= Stochastic frontier analysis =

Method used in economic modeling

Stochastic frontier analysis (SFA) is a method of economic modeling. It has its starting point in the stochastic production frontier models simultaneously introduced by Aigner, Lovell and Schmidt (1977) and Meeusen and Van den Broeck (1977).

The production frontier model without random component can be written as:

$y_i = f(x_i ;\beta ) \cdot TE_i$

where y_{i} is the observed scalar output of the producer i; i=1,..I, x_{i} is a vector of N inputs used by the producer i; $\beta$ is a vector of technology parameters to be estimated; and f(x_{i}, β) is the production frontier function.

TE_{i} denotes the technical efficiency defined as the ratio of observed output to maximum feasible output.
TE_{i} = 1 shows that the i-th firm obtains the maximum feasible output, while TE_{i} < 1 provides a measure of the shortfall of the observed output from maximum feasible output.

A stochastic component that describes random shocks affecting the production process is added. These shocks are not directly attributable to the producer or the underlying technology. These shocks may come from weather changes, economic adversities or plain luck. We denote these effects with $\exp \left\{ {v_i } \right\}$. Each producer is facing a different shock, but we assume the shocks are random and they are described by a common distribution.

The stochastic production frontier will become:

$y_i = f(x_i ;\beta ) \cdot TE_i \cdot \exp \left\{ {v_i } \right\}$

We assume that TE_{i} is also a stochastic variable, with a specific distribution function, common to all producers.

We can also write it as an exponential $TE_i = \exp \left\{ { - u_i } \right\}$, where u_{i} ≥ 0, since we required TE_{i} ≤ 1. Thus, we obtain the following equation:

$y_i = f(x_i ;\beta ) \cdot \exp \left\{ { - u_i } \right\} \cdot \exp \left\{ {v_i } \right\}$

Now, if we also assume that f(x_{i}, β) takes the log-linear Cobb–Douglas form, the model can be written as:

$\ln y_i = \beta _0 + \sum\limits_n {\beta _n \ln x_{ni} + v_i - u_i }$

where v_{i} is the “noise” component, which we will almost always consider as a two-sided normally distributed variable, and u_{i} is the non-negative technical inefficiency component. Together they constitute a compound error term, with a specific distribution to be determined, hence the name of “composed error model” as is often referred.

Stochastic frontier analysis has examined also "cost" and "profit" efficiency. The "cost frontier" approach attempts to measure how far from full-cost minimization (i.e. cost-efficiency) is the firm. Modeling-wise, the non-negative cost-inefficiency component is added rather than subtracted in the stochastic specification. "Profit frontier analysis" examines the case where producers are treated as profit-maximizers (both output and inputs should be decided by the firm) and not as cost-minimizers, (where level of output is considered as exogenously given). The specification here is similar with the "production frontier" one.

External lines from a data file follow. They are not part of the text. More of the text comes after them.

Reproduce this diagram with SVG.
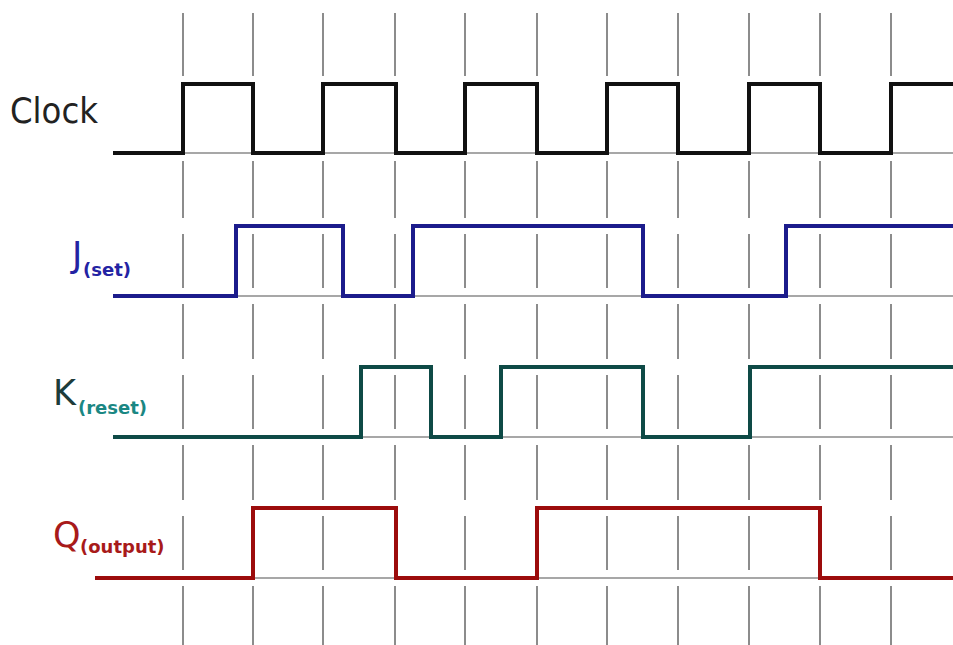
<svg xmlns="http://www.w3.org/2000/svg" width="953" height="645" viewBox="0 0 953 645">
<style>
.grid{stroke:#707070;stroke-width:1.6;fill:none}
.base{stroke:#8a8a8a;stroke-width:1.4;fill:none}
.sig{stroke-width:4;fill:none;stroke-linejoin:miter;stroke-linecap:butt}
.lbl{font-family:"DejaVu Sans",Verdana,sans-serif;font-size:35px}
.sub{font-family:"DejaVu Sans",Verdana,sans-serif;font-size:18px;font-weight:bold}
</style>
<defs>
<path id="vline" class="grid" d="M0 13V76M0 92V145M0 161V218M0 234V288M0 304V359M0 375V429M0 445V500M0 516V570M0 586V645"/>
</defs>
<rect width="953" height="645" fill="#ffffff"/>
<g id="grid">
<use href="#vline" x="183"/><use href="#vline" x="253"/><use href="#vline" x="323"/><use href="#vline" x="395"/><use href="#vline" x="465"/><use href="#vline" x="537"/><use href="#vline" x="607"/><use href="#vline" x="678"/><use href="#vline" x="749"/><use href="#vline" x="820"/><use href="#vline" x="891"/>
<path class="base" d="M113 153H953M113 296H953M113 437H953M95 578H953"/>
</g>
<g id="connectors">
<path id="clock-wave" class="sig" stroke="#111111" d="M113 153H183V84H253V153H323V84H396V153H465V84H537V153H607V84H678V153H749V84H820V153H891V84H953"/>
<path id="j-wave" class="sig" stroke="#1c1c8c" d="M113 296H236V226H343V296H413V226H643V296H786V226H953"/>
<path id="k-wave" class="sig" stroke="#0e4a46" d="M113 437H361V367H431V437H501V367H643V437H750V367H953"/>
<path id="q-wave" class="sig" stroke="#9c0c0c" d="M95 578H253V508H396V578H537V508H820V578H953"/>
</g>
<g id="clock-label"><text class="lbl" x="10" y="123" fill="#222222" textLength="88" lengthAdjust="spacingAndGlyphs">Clock</text></g>
<g id="j-label"><text class="lbl" x="72" y="267" fill="#2323a3">J</text><text class="sub" x="83" y="276" fill="#2323a3">(set)</text></g>
<g id="k-label"><text class="lbl" x="53" y="405" fill="#1c3c3a">K</text><text class="sub" x="78" y="414" fill="#1a8783">(reset)</text></g>
<g id="q-label"><text class="lbl" x="53" y="547" fill="#a81a1a">Q</text><text class="sub" x="80" y="553" fill="#a81a1a">(output)</text></g>
</svg>
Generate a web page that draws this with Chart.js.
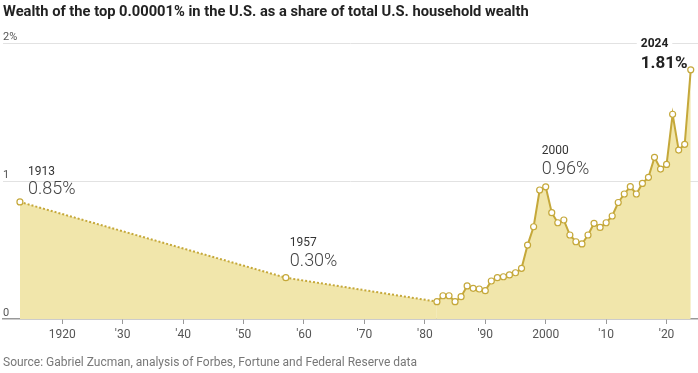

Stochastic frontier analysis has also been applied in micro data of consumer demand in an attempt to benchmark consumption and segment consumers. In a two-stage approach, a stochastic frontier model is estimated and subsequently deviations from the frontier are regressed on consumer characteristics.

==Extensions: The two-tier stochastic frontier model==
Polacheck & Yoon (1987) have introduced a three-component error structure, where one non-negative error term is added to, while the other is subtracted from, the zero-mean symmetric random disturbance. This modeling approach attempts to measure the impact of informational inefficiencies (incomplete and imperfect information) on the prices of realized transactions, inefficiencies that in most cases characterize both parties in a transaction (hence the two inefficiency components, to disentangle the two effects).

In the 2010s, various non-parametric and semi-parametric approaches were proposed in the literature, where no parametric assumption on the functional form of production relationship is made.